# [EXERCISE DIRECTIONS]
Pictures in the data below are not part of the copy; transcribe everything else exactly.

================

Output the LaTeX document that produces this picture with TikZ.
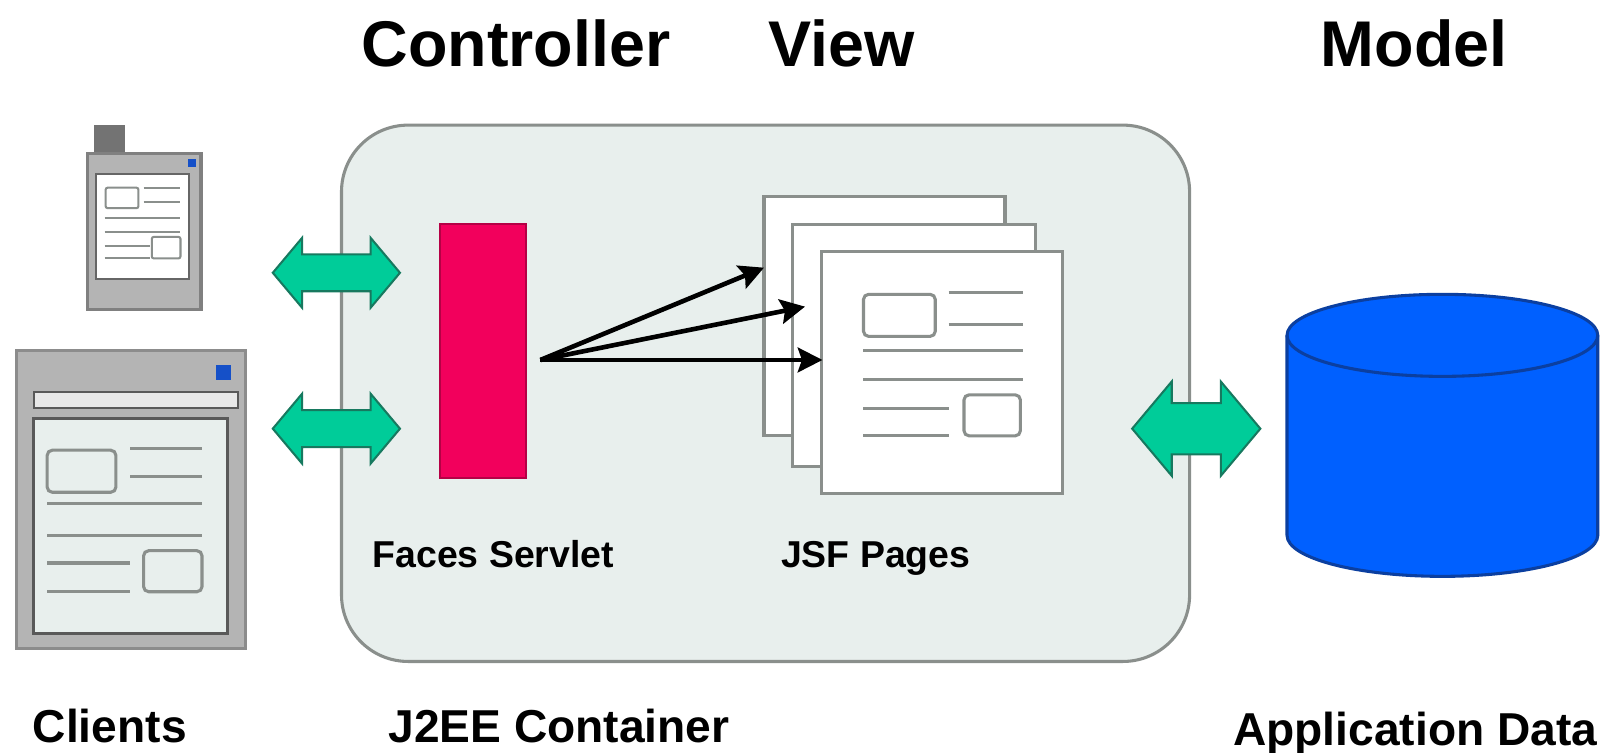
\documentclass[tikz,border=0pt]{standalone}
\usepackage{fontspec}
\setmainfont{Liberation Sans}
\usepackage{tikz}
\usetikzlibrary{arrows.meta, shapes.arrows}
\definecolor{panel}{HTML}{E8EFED}
\definecolor{edgegray}{HTML}{8A8F8C}
\definecolor{shell}{HTML}{B4B4B4}
\definecolor{servlet}{HTML}{F2005C}
\definecolor{flow}{HTML}{00CC99}
\definecolor{flowedge}{HTML}{17795F}
\definecolor{store}{HTML}{0060FF}
\definecolor{storeedge}{HTML}{0B3FA0}
\definecolor{winblue}{HTML}{1550C8}
\tikzset{
    big/.style={inner sep=0pt, anchor=base, font=\bfseries\fontsize{63}{70}\selectfont},
    mid/.style={inner sep=0pt, anchor=base, font=\bfseries\fontsize{45}{50}\selectfont},
    small/.style={inner sep=0pt, anchor=base, font=\bfseries\fontsize{36.5}{40}\selectfont},
    page/.style={draw=edgegray, line width=3pt, fill=white, inner sep=0pt, minimum width=235pt},
    widget/.style={draw=edgegray, line width=3pt, rounded corners=5pt},
    textline/.style={draw=edgegray, line width=3pt},
    link/.style={double arrow, draw=flowedge, line width=2pt, fill=flow, inner xsep=0pt,
        double arrow tip angle=100, double arrow head indent=0pt}
}

\begin{document}
\begin{tikzpicture}[x=1pt, y=-1pt, >={Stealth[length=24pt, width=24pt, inset=4pt]}]
    \useasboundingbox (0,0) rectangle (1568,734);
    % headings
    \node[big] (controller) at (503,65) {Controller};
    \node[big] (view) at (821,65) {View};
    \node[big] (model) at (1379,65) {Model};
    % container
    \node[draw=edgegray, line width=3pt, fill=panel, rounded corners=65pt, minimum width=827pt, minimum height=523pt] (container) at (746.5,383.5) {};
    \node[draw=servlet!75!black, line width=2pt, fill=servlet, minimum width=84pt, minimum height=248pt] (faces) at (471,342) {};
    \node[page, minimum height=233pt] (page1) at (862.5,308.5) {};
    \node[page, minimum height=236pt, minimum width=237pt] (page2) at (891.5,337) {};
    \node[page, minimum height=236pt] (page3) at (918.5,363) {};
    % page content
    \draw[widget] (842,287) rectangle (912,328);
    \draw[widget] (940,385) rectangle (995,425);
    \draw[textline] (925,285) -- (998,285) (925,316) -- (998,316)
          (842,342) -- (998,342) (842,370) -- (998,370)
          (842,398) -- (925,398) (842,425) -- (925,425);
    % servlet to pages
    \coordinate (hub) at (527,351);
    \coordinate (tip1) at (745,261);
    \coordinate (tip2) at (785,299);
    \coordinate (tip3) at (802,351);
    \draw[->, line width=4.5pt] (hub) -- (tip1);
    \draw[->, line width=4.5pt] (hub) -- (tip2);
    \draw[->, line width=4.5pt] (hub) -- (tip3);
    % handheld
    \node[fill=black!55, minimum width=30pt, minimum height=26pt, inner sep=0pt] (antenna) at (107,135) {};
    \node[draw=black!50, line width=3pt, fill=shell, minimum width=111pt, minimum height=152pt, inner sep=0pt] (phone) at (140.5,226) {};
    \node[draw=black!60, line width=2pt, fill=white, minimum width=90pt, minimum height=102pt, inner sep=0pt] (phonescreen) at (139,221) {};
    \node[fill=winblue, minimum width=8pt, minimum height=8pt, inner sep=0pt] (phonebtn) at (187,159) {};
    \draw[widget, line width=2pt, rounded corners=2pt] (103,183) rectangle (135,203);
    \draw[widget, line width=2pt, rounded corners=2pt] (148,231) rectangle (176,252);
    \draw[textline, line width=2pt] (140,183) -- (176,183) (140,197) -- (176,197)
          (102,213) -- (176,213) (102,226) -- (176,226)
          (102,240) -- (146,240) (102,252) -- (146,252);
    % browser
    \node[draw=black!45, line width=3pt, fill=shell, minimum width=223pt, minimum height=290pt, inner sep=0pt] (browser) at (127.5,487) {};
    \node[draw=black!65, line width=2pt, fill=white!70!shell, minimum width=199pt, minimum height=15pt, inner sep=0pt] (address) at (132.5,390) {};
    \node[draw=black!65, line width=3pt, fill=panel, minimum width=189pt, minimum height=210pt, inner sep=0pt] (screen) at (127.5,513) {};
    \node[fill=winblue, minimum width=15pt, minimum height=15pt, inner sep=0pt] (winbtn) at (218,363) {};
    \draw[widget] (46,439) rectangle (113,480);
    \draw[widget] (140,537) rectangle (197,577);
    \draw[textline] (127,437) -- (197,437) (127,465) -- (197,465)
          (46,491) -- (197,491) (46,522) -- (197,522)
          (46,549) -- (127,549) (46,577) -- (127,577);
    % double arrows
    \node[link, inner ysep=17pt, minimum height=124pt, double arrow head extend=16pt] (link1) at (328,266) {};
    \node[link, inner ysep=17pt, minimum height=124pt, double arrow head extend=16pt] (link2) at (328,418) {};
    \node[link, inner ysep=24pt, minimum height=125pt, double arrow head extend=21pt] (link3) at (1166.5,418) {};
    % database
    \draw[draw=storeedge, line width=3pt, fill=store] (1255,327) -- (1255,522) arc[start angle=180, end angle=360, x radius=151.5pt, y radius=40pt]
          -- (1558,327) arc[start angle=0, end angle=180, x radius=151.5pt, y radius=40pt] -- cycle;
    \draw[draw=storeedge, line width=3pt] (1255,327) arc[start angle=180, end angle=360, x radius=151.5pt, y radius=40pt];
    % labels
    \node[small] (faceslabel) at (481,553) {Faces Servlet};
    \node[small] (jsflabel) at (854,553) {JSF Pages};
    \node[mid] (clients) at (107,724) {Clients};
    \node[mid] (j2ee) at (545,724) {J2EE Container};
    \node[mid] (appdata) at (1380,727) {Application Data};
\end{tikzpicture}
\end{document}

================

# [WRITTEN REPLY]
Output the LaTeX document that produces this picture with TikZ.
\documentclass[tikz,border=0pt]{standalone}
\usepackage{fontspec}
\setmainfont{Liberation Sans}
\usepackage{tikz}
\usetikzlibrary{arrows.meta, shapes.arrows}
\definecolor{panel}{HTML}{E8EFED}
\definecolor{edgegray}{HTML}{8A8F8C}
\definecolor{shell}{HTML}{B4B4B4}
\definecolor{servlet}{HTML}{F2005C}
\definecolor{flow}{HTML}{00CC99}
\definecolor{flowedge}{HTML}{17795F}
\definecolor{store}{HTML}{0060FF}
\definecolor{storeedge}{HTML}{0B3FA0}
\definecolor{winblue}{HTML}{1550C8}
\tikzset{
    big/.style={inner sep=0pt, anchor=base, font=\bfseries\fontsize{63}{70}\selectfont},
    mid/.style={inner sep=0pt, anchor=base, font=\bfseries\fontsize{45}{50}\selectfont},
    small/.style={inner sep=0pt, anchor=base, font=\bfseries\fontsize{36.5}{40}\selectfont},
    page/.style={draw=edgegray, line width=3pt, fill=white, inner sep=0pt, minimum width=235pt},
    widget/.style={draw=edgegray, line width=3pt, rounded corners=5pt},
    textline/.style={draw=edgegray, line width=3pt},
    link/.style={double arrow, draw=flowedge, line width=2pt, fill=flow, inner xsep=0pt,
        double arrow tip angle=100, double arrow head indent=0pt}
}

\begin{document}
\begin{tikzpicture}[x=1pt, y=-1pt, >={Stealth[length=24pt, width=24pt, inset=4pt]}]
    \useasboundingbox (0,0) rectangle (1568,734);
    % headings
    \node[big] (controller) at (503,65) {Controller};
    \node[big] (view) at (821,65) {View};
    \node[big] (model) at (1379,65) {Model};
    % container
    \node[draw=edgegray, line width=3pt, fill=panel, rounded corners=65pt, minimum width=827pt, minimum height=523pt] (container) at (746.5,383.5) {};
    \node[draw=servlet!75!black, line width=2pt, fill=servlet, minimum width=84pt, minimum height=248pt] (faces) at (471,342) {};
    \node[page, minimum height=233pt] (page1) at (862.5,308.5) {};
    \node[page, minimum height=236pt, minimum width=237pt] (page2) at (891.5,337) {};
    \node[page, minimum height=236pt] (page3) at (918.5,363) {};
    % page content
    \draw[widget] (842,287) rectangle (912,328);
    \draw[widget] (940,385) rectangle (995,425);
    \draw[textline] (925,285) -- (998,285) (925,316) -- (998,316)
          (842,342) -- (998,342) (842,370) -- (998,370)
          (842,398) -- (925,398) (842,425) -- (925,425);
    % servlet to pages
    \coordinate (hub) at (527,351);
    \coordinate (tip1) at (745,261);
    \coordinate (tip2) at (785,299);
    \coordinate (tip3) at (802,351);
    \draw[->, line width=4.5pt] (hub) -- (tip1);
    \draw[->, line width=4.5pt] (hub) -- (tip2);
    \draw[->, line width=4.5pt] (hub) -- (tip3);
    % handheld
    \node[fill=black!55, minimum width=30pt, minimum height=26pt, inner sep=0pt] (antenna) at (107,135) {};
    \node[draw=black!50, line width=3pt, fill=shell, minimum width=111pt, minimum height=152pt, inner sep=0pt] (phone) at (140.5,226) {};
    \node[draw=black!60, line width=2pt, fill=white, minimum width=90pt, minimum height=102pt, inner sep=0pt] (phonescreen) at (139,221) {};
    \node[fill=winblue, minimum width=8pt, minimum height=8pt, inner sep=0pt] (phonebtn) at (187,159) {};
    \draw[widget, line width=2pt, rounded corners=2pt] (103,183) rectangle (135,203);
    \draw[widget, line width=2pt, rounded corners=2pt] (148,231) rectangle (176,252);
    \draw[textline, line width=2pt] (140,183) -- (176,183) (140,197) -- (176,197)
          (102,213) -- (176,213) (102,226) -- (176,226)
          (102,240) -- (146,240) (102,252) -- (146,252);
    % browser
    \node[draw=black!45, line width=3pt, fill=shell, minimum width=223pt, minimum height=290pt, inner sep=0pt] (browser) at (127.5,487) {};
    \node[draw=black!65, line width=2pt, fill=white!70!shell, minimum width=199pt, minimum height=15pt, inner sep=0pt] (address) at (132.5,390) {};
    \node[draw=black!65, line width=3pt, fill=panel, minimum width=189pt, minimum height=210pt, inner sep=0pt] (screen) at (127.5,513) {};
    \node[fill=winblue, minimum width=15pt, minimum height=15pt, inner sep=0pt] (winbtn) at (218,363) {};
    \draw[widget] (46,439) rectangle (113,480);
    \draw[widget] (140,537) rectangle (197,577);
    \draw[textline] (127,437) -- (197,437) (127,465) -- (197,465)
          (46,491) -- (197,491) (46,522) -- (197,522)
          (46,549) -- (127,549) (46,577) -- (127,577);
    % double arrows
    \node[link, inner ysep=17pt, minimum height=124pt, double arrow head extend=16pt] (link1) at (328,266) {};
    \node[link, inner ysep=17pt, minimum height=124pt, double arrow head extend=16pt] (link2) at (328,418) {};
    \node[link, inner ysep=24pt, minimum height=125pt, double arrow head extend=21pt] (link3) at (1166.5,418) {};
    % database
    \draw[draw=storeedge, line width=3pt, fill=store] (1255,327) -- (1255,522) arc[start angle=180, end angle=360, x radius=151.5pt, y radius=40pt]
          -- (1558,327) arc[start angle=0, end angle=180, x radius=151.5pt, y radius=40pt] -- cycle;
    \draw[draw=storeedge, line width=3pt] (1255,327) arc[start angle=180, end angle=360, x radius=151.5pt, y radius=40pt];
    % labels
    \node[small] (faceslabel) at (481,553) {Faces Servlet};
    \node[small] (jsflabel) at (854,553) {JSF Pages};
    \node[mid] (clients) at (107,724) {Clients};
    \node[mid] (j2ee) at (545,724) {J2EE Container};
    \node[mid] (appdata) at (1380,727) {Application Data};
\end{tikzpicture}
\end{document}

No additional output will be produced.